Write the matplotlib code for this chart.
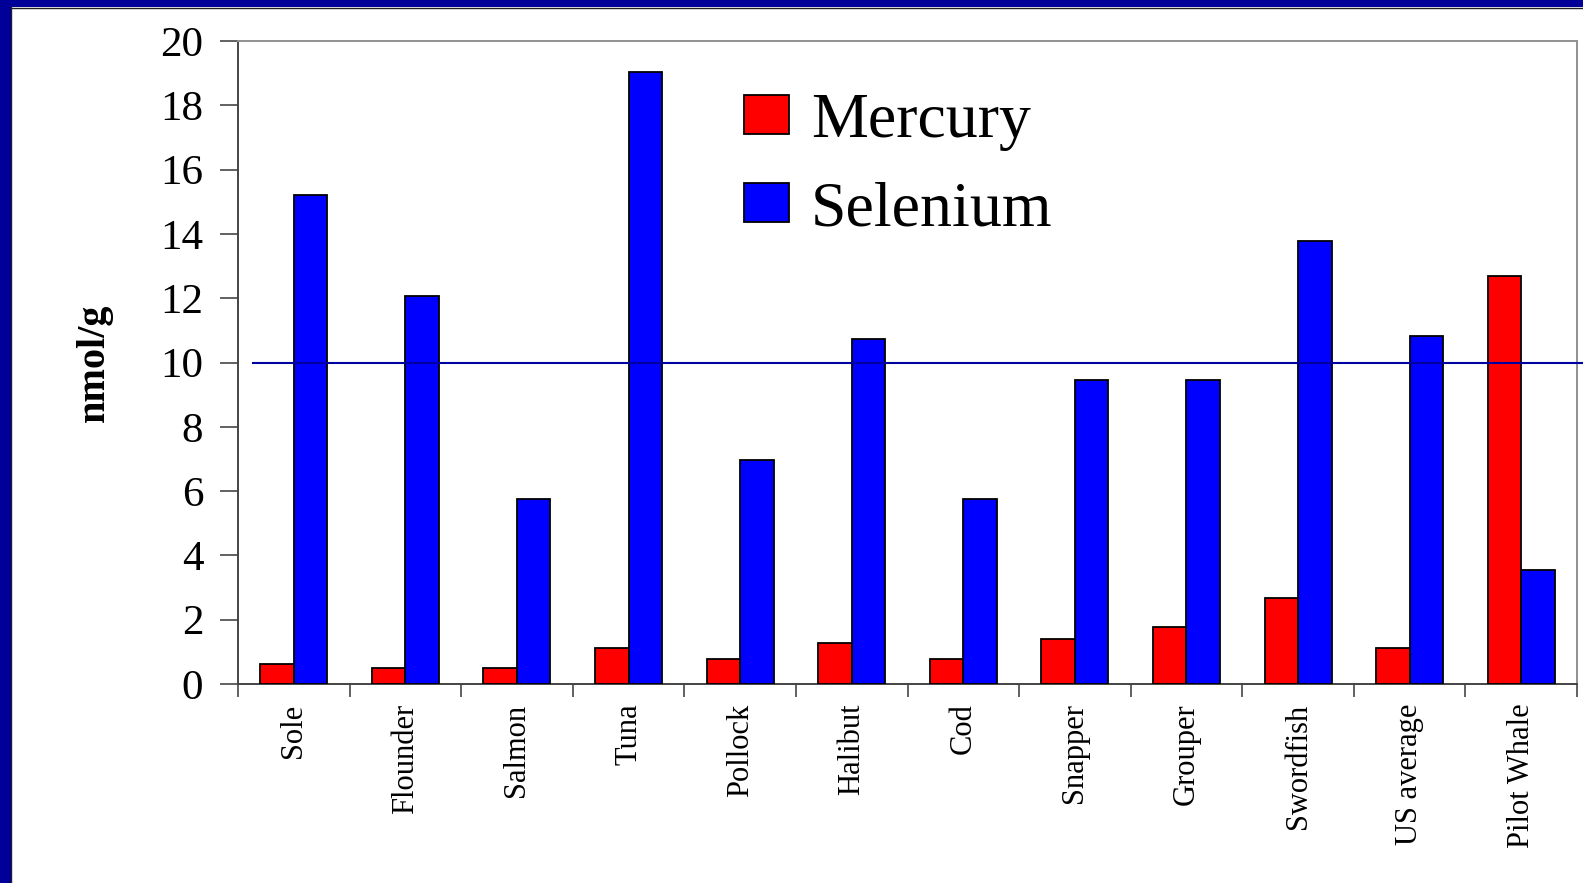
import matplotlib
matplotlib.use("Agg")
import matplotlib.pyplot as plt
from matplotlib.patches import Rectangle
from matplotlib.lines import Line2D
import matplotlib.transforms as mtransforms
import numpy as np

categories = ["Sole", "Flounder", "Salmon", "Tuna", "Pollock", "Halibut", "Cod",
              "Snapper", "Grouper", "Swordfish", "US average", "Pilot Whale"]
mercury = [0.63, 0.50, 0.50, 1.13, 0.78, 1.29, 0.78, 1.41, 1.76, 2.66, 1.13, 12.70]
selenium = [15.2, 12.07, 5.74, 19.03, 6.96, 10.72, 5.74, 9.47, 9.47, 13.79, 10.82, 3.54]
series_names = ["Mercury", "Selenium"]
y_ticks = [0, 2, 4, 6, 8, 10, 12, 14, 16, 18, 20]
reference_level = 10
y_label = "nmol/g"

W, H = 1583, 883
fig = plt.figure(figsize=(W / 100, H / 100), dpi=100)
fig.patch.set_facecolor("white")

serif = ["Liberation Serif", "DejaVu Serif"]

ax = fig.add_axes([238 / W, 1 - 684 / H, (1577 - 238) / W, (684 - 41) / H])
x = np.arange(len(categories))
bw = 0.3
ax.bar(x - bw / 2, mercury, width=bw, color="#ff0000", edgecolor="black",
       linewidth=1.3, label=series_names[0], zorder=3)
ax.bar(x + bw / 2, selenium, width=bw, color="#0000ff", edgecolor="black",
       linewidth=1.3, label=series_names[1], zorder=3)

ax.set_xlim(-0.5, len(categories) - 0.5)
ax.set_ylim(0, 20)

# reference line at 10 (extends past the right spine to the edge)
trans = mtransforms.blended_transform_factory(ax.transAxes, ax.transData)
ax.plot([(253 - 238) / 1339, (1583 - 238) / 1339], [reference_level, reference_level],
        transform=trans, color="#0000a0", linewidth=1.5, clip_on=False, zorder=4)

# y axis
ax.set_yticks(y_ticks)
ax.set_yticklabels([str(v) for v in y_ticks], fontfamily=serif, fontsize=31)
ax.tick_params(axis="y", direction="out", length=13, width=1.3, color="#555555",
               pad=12)

# x axis: labels at centers, tick marks at boundaries
ax.set_xticks(x)
ax.set_xticklabels(categories, rotation=90, fontfamily=serif, fontsize=22,
                   va="top", ha="center")
ax.tick_params(axis="x", which="major", length=0, pad=14)
ax.set_xticks(np.arange(-0.5, len(categories), 1.0), minor=True)
ax.tick_params(axis="x", which="minor", direction="out", length=9, width=1.3,
               color="#555555")

ax.set_ylabel(y_label, fontfamily=serif, fontsize=29, fontweight="bold")
ax.yaxis.set_label_coords(-0.0934, 0.5)

for s in ["left", "bottom"]:
    ax.spines[s].set_color("#444444")
    ax.spines[s].set_linewidth(1.4)
for s in ["top", "right"]:
    ax.spines[s].set_color("#909090")
    ax.spines[s].set_linewidth(1.4)

leg = ax.legend(loc="upper left", bbox_to_anchor=(744 / W, 1 - 93 / H),
                bbox_transform=fig.transFigure, frameon=False,
                prop={"family": serif, "size": 46},
                handlelength=0.70, handleheight=0.58, handletextpad=0.35,
                labelspacing=0.47, borderpad=0, borderaxespad=0)
for t in leg.get_texts():
    t.set_color("black")

# slide border (dark blue, top and left)
fig.patches.append(Rectangle((0, 1 - 7 / H), 1, 7 / H, transform=fig.transFigure,
                             facecolor="#000099", edgecolor="none", zorder=10))
fig.patches.append(Rectangle((0, 0), 10.5 / W, 1, transform=fig.transFigure,
                             facecolor="#000099", edgecolor="none", zorder=10))
fig.lines.append(Line2D([10.5 / W, 1], [1 - 7.5 / H, 1 - 7.5 / H],
                        transform=fig.transFigure, color="#202020", linewidth=1))
fig.lines.append(Line2D([11 / W, 11 / W], [0, 1 - 7 / H],
                        transform=fig.transFigure, color="#202020", linewidth=1))

fig.savefig("out.png", dpi=100)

**Stated exercise**
From the listing above, copy every line that includes the word "matplotlib".

**Written answer**
Write the matplotlib code for this chart.
import matplotlib
matplotlib.use("Agg")
import matplotlib.pyplot as plt
from matplotlib.patches import Rectangle
from matplotlib.lines import Line2D
import matplotlib.transforms as mtransforms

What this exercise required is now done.